Guess and pass: No math required
Guessing C on every multiple-choice question was enough to pass New York's Regents exam for Algebra I this year, writes math teacher Ed Knight. Pre-pandemic, students who answered 30 percent of multiple-choice questions could pass, even if they didn't try to answer the "constructed response" questions. This year, 19.6 percent on the four-answer multiple-choice section and 0 on "constructed response" was good enough.
His student "River," rarely in class and knowing no algebra, passed. He deviated from all C's to mark B for two answers, both of which were C. But he made that up by trying a constructed response question.
Knight shows one worth four points out of the 17 needed to pass. It requires the ability to read a graph.

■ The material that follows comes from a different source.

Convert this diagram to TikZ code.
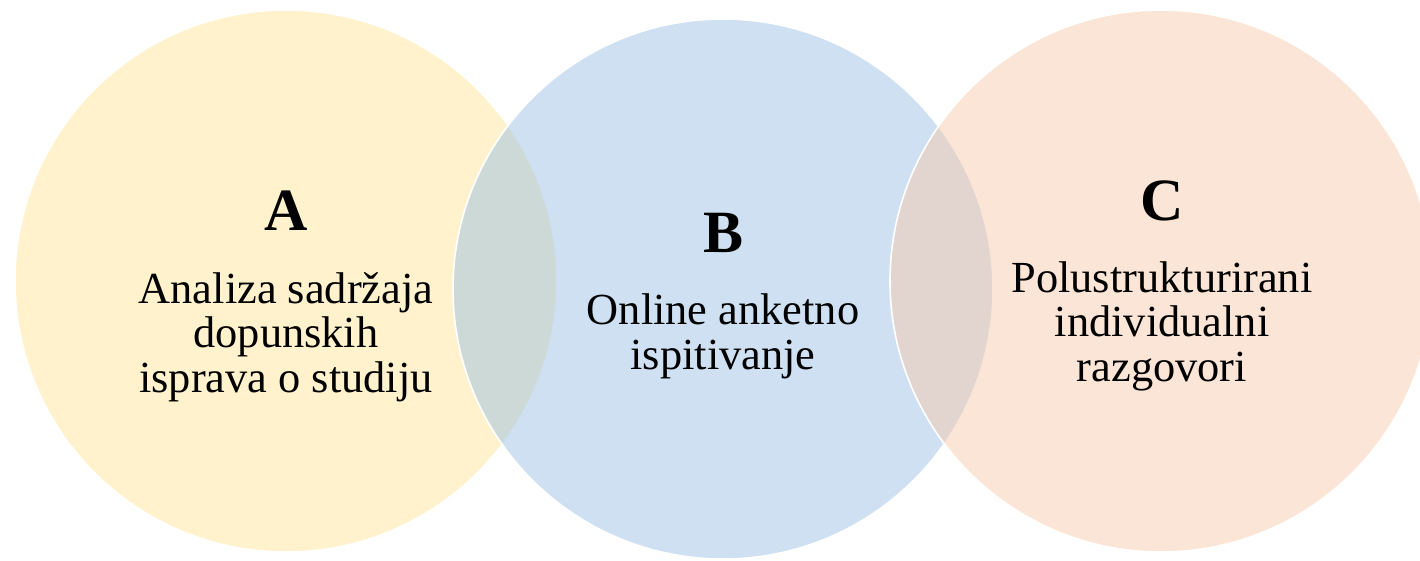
\documentclass[tikz,border=0pt]{standalone}
\usepackage{fontspec}
\setmainfont{Liberation Serif}
\definecolor{cA}{HTML}{FFE599}
\definecolor{cB}{HTML}{9DC1E3}
\definecolor{cC}{HTML}{F7CBAD}
\begin{document}
\begin{tikzpicture}[x=1pt,y=-1pt,
  venn/.style={circle, minimum size=#1, inner sep=0pt, draw=white, line width=1.6pt, fill opacity=0.5},
  ttl/.style={anchor=base, inner sep=0pt, font=\fontsize{60}{60}\selectfont\bfseries},
  body/.style={anchor=base, inner sep=0pt, align=center, font=\fontsize{44.4}{44.5}\selectfont}]
\useasboundingbox (0,0) rectangle (1420,560);
\clip (0,0) rectangle (1420,560);
\node[venn=542pt, fill=cA] (cirA) at (286,281) {};
\node[venn=540pt, fill=cB] (cirB) at (723,289) {};
\node[venn=542pt, fill=cC] (cirC) at (1161,281) {};
\node[ttl] (tA) at (286,230) {A};
\node[ttl] (tB) at (723,252) {B};
\node[ttl] (tC) at (1162,220) {C};
\node[body] (bA) at (286,392) {Analiza sadržaja\\dopunskih\\isprava o studiju};
\node[body] (bB) at (723,369) {Online anketno\\ispitivanje};
\node[body] (bC) at (1162,381) {Polustrukturirani\\individualni\\razgovori};
\end{tikzpicture}
\end{document}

The Algebra I test is "stuffed with know-the-definition, yes-or-no questions and reading comprehension questions without any algebra required," writes Knight. "Other questions require nothing more than copying a graph from a calculator, and yes, graphing calculators are not just allowed, but required."
Regents exams "matter for scholarships and 'free' college programs and what courses you can take at SUNY universities and university honors programs and — and do not underestimate how highly parents and students value this — which cords a high school graduate wears around her neck at graduation," writes Knight.
Furthermore, a school with terrible test scores will be classified as a “focus” school, generating "mountains of additional paperwork, meetings, and ultimately a humiliating loss of local control."
So everyone has an incentive to make the tests very easy to pass.